▸ Brief
Select all lines holding the word "page" from the entries that follow.

▸ Material provided

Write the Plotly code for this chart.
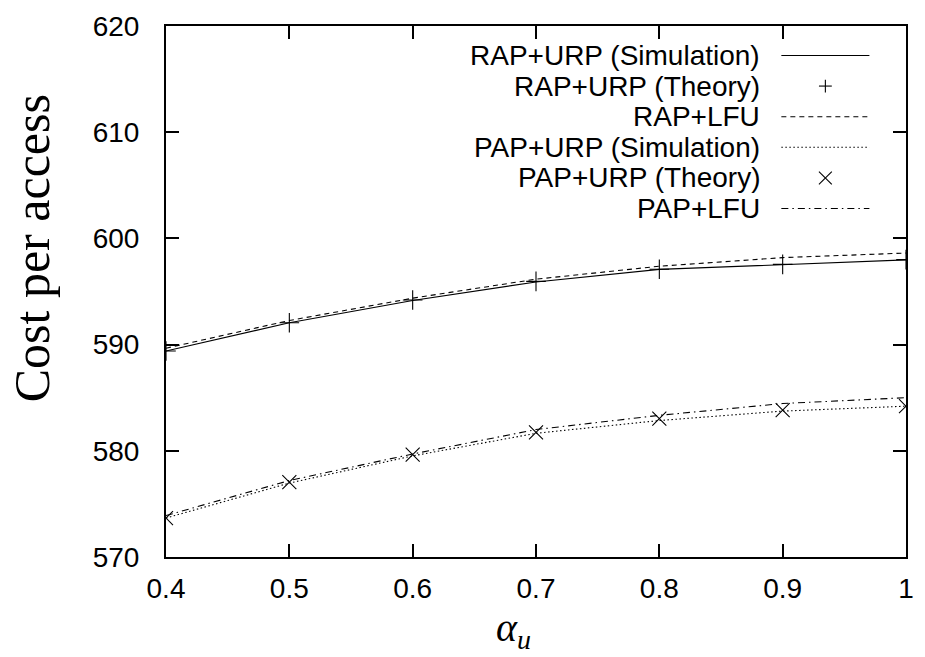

--

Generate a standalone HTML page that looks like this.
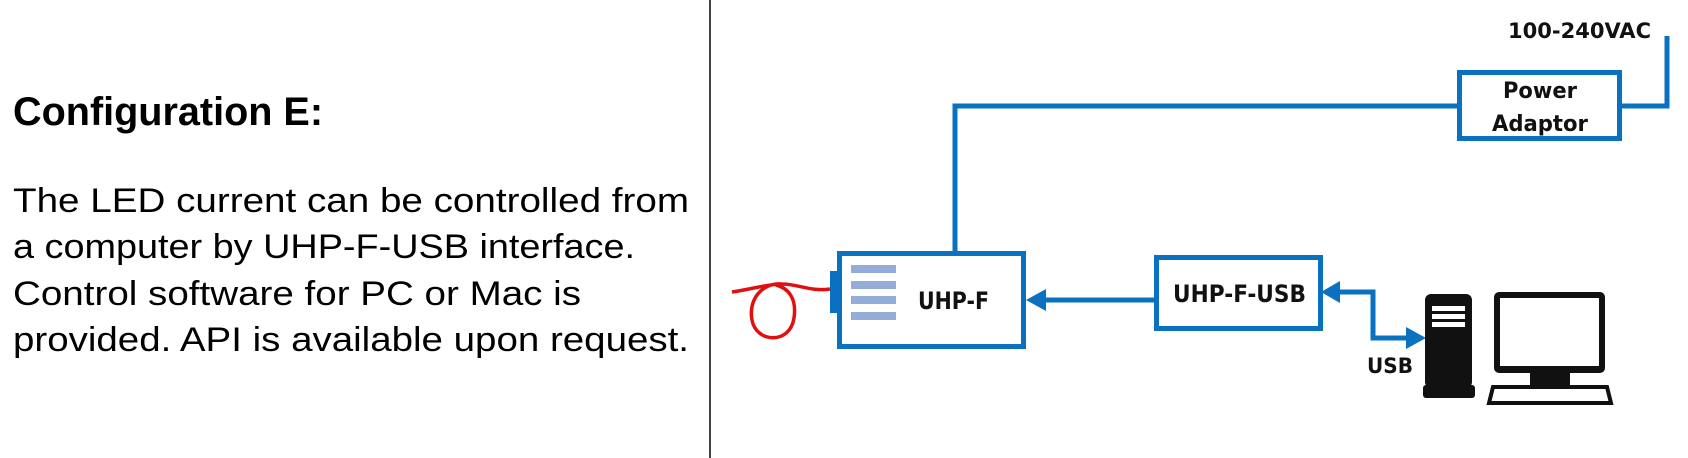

---

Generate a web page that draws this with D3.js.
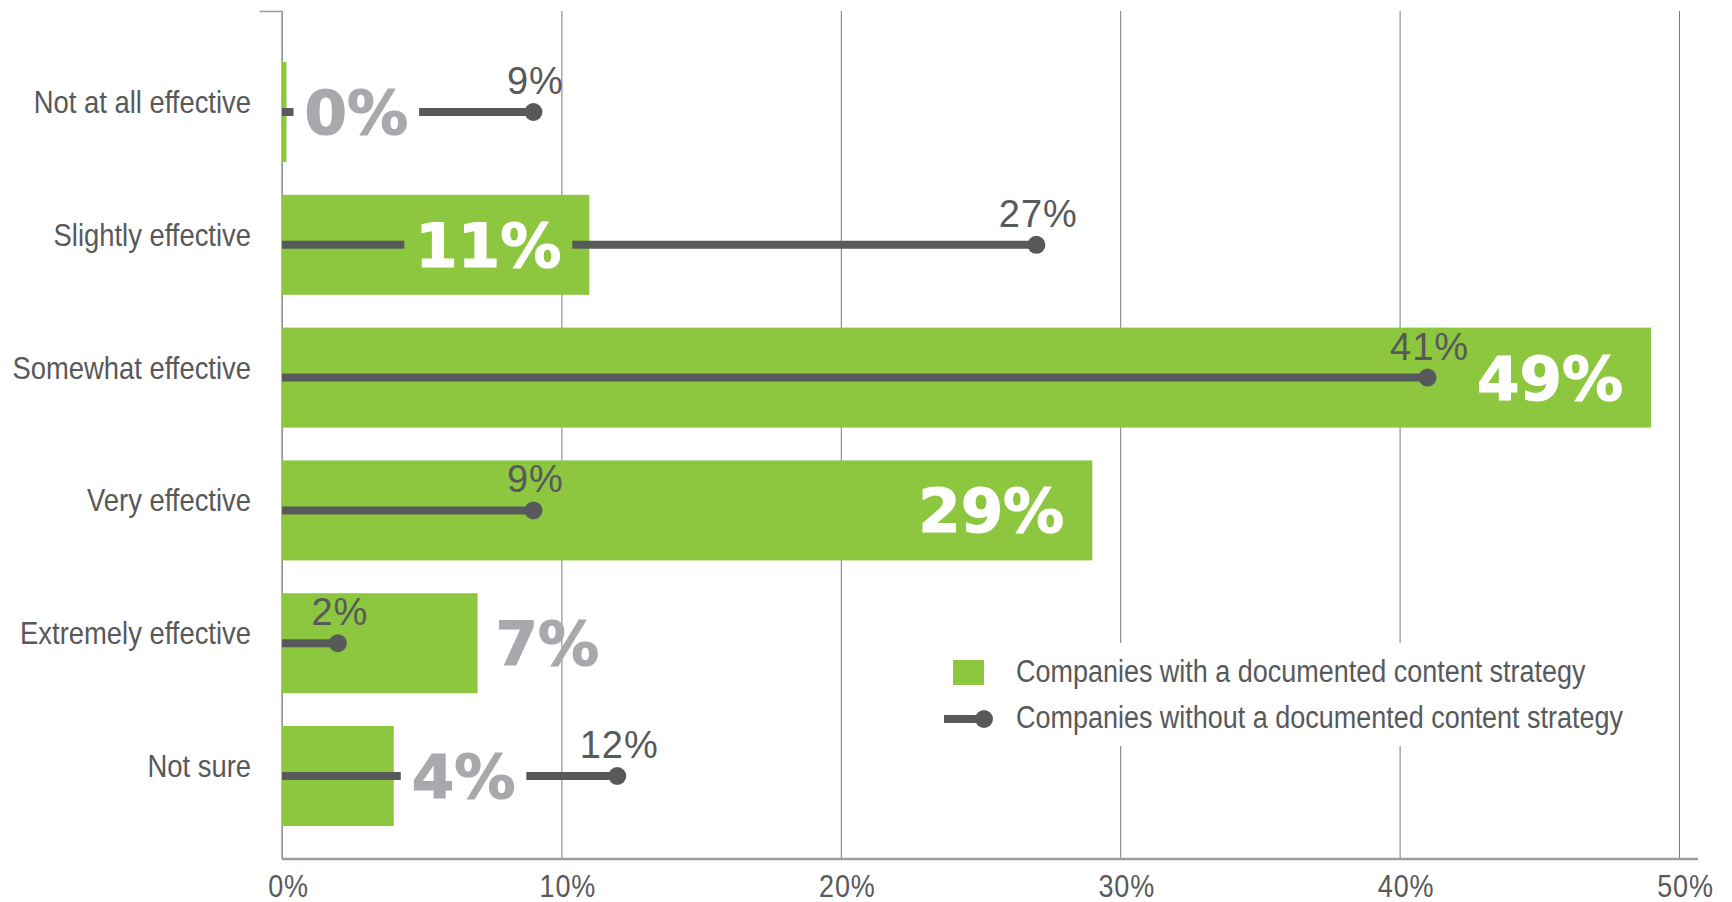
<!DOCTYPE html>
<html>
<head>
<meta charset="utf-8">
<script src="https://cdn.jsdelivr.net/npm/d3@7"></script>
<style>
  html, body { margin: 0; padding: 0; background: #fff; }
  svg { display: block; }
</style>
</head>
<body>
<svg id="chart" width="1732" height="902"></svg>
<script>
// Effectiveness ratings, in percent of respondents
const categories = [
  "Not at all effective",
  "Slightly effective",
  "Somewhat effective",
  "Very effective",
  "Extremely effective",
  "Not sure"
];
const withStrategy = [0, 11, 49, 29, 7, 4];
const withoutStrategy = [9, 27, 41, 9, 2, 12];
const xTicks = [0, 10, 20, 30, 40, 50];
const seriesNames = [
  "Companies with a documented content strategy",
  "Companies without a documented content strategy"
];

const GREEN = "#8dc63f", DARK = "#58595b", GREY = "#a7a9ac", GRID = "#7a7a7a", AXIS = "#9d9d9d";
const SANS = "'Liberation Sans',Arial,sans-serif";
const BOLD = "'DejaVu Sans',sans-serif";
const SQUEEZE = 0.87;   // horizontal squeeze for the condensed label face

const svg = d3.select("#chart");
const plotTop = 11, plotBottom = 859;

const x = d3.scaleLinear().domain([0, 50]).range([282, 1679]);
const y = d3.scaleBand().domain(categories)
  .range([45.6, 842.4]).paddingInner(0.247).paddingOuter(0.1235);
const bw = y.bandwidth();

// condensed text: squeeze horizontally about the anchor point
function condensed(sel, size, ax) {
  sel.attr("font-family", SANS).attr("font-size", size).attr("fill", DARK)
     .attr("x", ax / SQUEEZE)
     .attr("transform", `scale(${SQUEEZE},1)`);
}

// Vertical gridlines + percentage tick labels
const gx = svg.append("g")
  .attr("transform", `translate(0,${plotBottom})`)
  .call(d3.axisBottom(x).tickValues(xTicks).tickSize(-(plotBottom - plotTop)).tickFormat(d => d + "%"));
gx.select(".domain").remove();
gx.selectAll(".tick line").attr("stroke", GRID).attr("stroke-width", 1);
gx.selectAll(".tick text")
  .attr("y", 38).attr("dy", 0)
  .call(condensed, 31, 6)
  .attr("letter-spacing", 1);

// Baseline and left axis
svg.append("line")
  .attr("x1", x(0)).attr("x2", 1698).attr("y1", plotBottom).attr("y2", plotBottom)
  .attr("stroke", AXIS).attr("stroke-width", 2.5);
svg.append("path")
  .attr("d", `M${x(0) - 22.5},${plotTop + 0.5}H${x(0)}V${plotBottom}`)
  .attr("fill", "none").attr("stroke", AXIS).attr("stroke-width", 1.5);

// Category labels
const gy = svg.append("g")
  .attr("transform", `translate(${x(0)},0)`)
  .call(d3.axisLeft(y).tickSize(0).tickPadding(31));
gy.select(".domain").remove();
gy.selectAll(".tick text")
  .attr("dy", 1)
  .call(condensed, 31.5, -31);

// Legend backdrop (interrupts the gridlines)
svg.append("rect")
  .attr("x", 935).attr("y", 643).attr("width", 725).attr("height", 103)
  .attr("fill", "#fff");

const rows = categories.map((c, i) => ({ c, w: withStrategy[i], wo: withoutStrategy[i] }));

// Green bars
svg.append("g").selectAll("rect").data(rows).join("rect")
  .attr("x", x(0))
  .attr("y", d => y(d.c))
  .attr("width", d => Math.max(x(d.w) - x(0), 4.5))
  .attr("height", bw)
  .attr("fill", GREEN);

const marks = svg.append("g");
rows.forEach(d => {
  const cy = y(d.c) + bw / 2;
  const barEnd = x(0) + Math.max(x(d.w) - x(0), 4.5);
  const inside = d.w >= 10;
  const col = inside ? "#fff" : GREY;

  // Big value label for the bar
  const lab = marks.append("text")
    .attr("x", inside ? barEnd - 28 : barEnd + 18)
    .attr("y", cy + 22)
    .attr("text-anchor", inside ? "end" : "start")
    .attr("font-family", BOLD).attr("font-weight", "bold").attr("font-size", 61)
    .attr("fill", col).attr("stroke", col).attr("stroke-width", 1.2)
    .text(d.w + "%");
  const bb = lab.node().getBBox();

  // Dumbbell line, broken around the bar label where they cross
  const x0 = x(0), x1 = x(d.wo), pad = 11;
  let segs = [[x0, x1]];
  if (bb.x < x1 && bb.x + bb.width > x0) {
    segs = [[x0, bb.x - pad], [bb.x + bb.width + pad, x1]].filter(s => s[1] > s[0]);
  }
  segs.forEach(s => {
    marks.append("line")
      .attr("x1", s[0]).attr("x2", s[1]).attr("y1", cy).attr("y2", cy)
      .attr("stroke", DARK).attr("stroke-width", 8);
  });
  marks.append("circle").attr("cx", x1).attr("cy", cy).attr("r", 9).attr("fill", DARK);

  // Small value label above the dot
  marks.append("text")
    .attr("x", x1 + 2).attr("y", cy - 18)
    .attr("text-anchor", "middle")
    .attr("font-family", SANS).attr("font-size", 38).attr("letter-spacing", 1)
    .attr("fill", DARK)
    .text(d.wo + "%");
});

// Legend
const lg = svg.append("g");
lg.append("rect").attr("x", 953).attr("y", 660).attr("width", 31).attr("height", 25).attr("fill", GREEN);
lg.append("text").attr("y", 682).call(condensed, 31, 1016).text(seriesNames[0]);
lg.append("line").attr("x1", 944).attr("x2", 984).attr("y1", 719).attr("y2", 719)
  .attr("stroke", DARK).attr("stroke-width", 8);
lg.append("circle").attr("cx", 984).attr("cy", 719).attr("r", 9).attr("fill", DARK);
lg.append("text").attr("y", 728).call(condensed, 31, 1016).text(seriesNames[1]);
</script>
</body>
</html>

▸ Exercise answer
Generate a standalone HTML page that looks like this.
Generate a web page that draws this with D3.js.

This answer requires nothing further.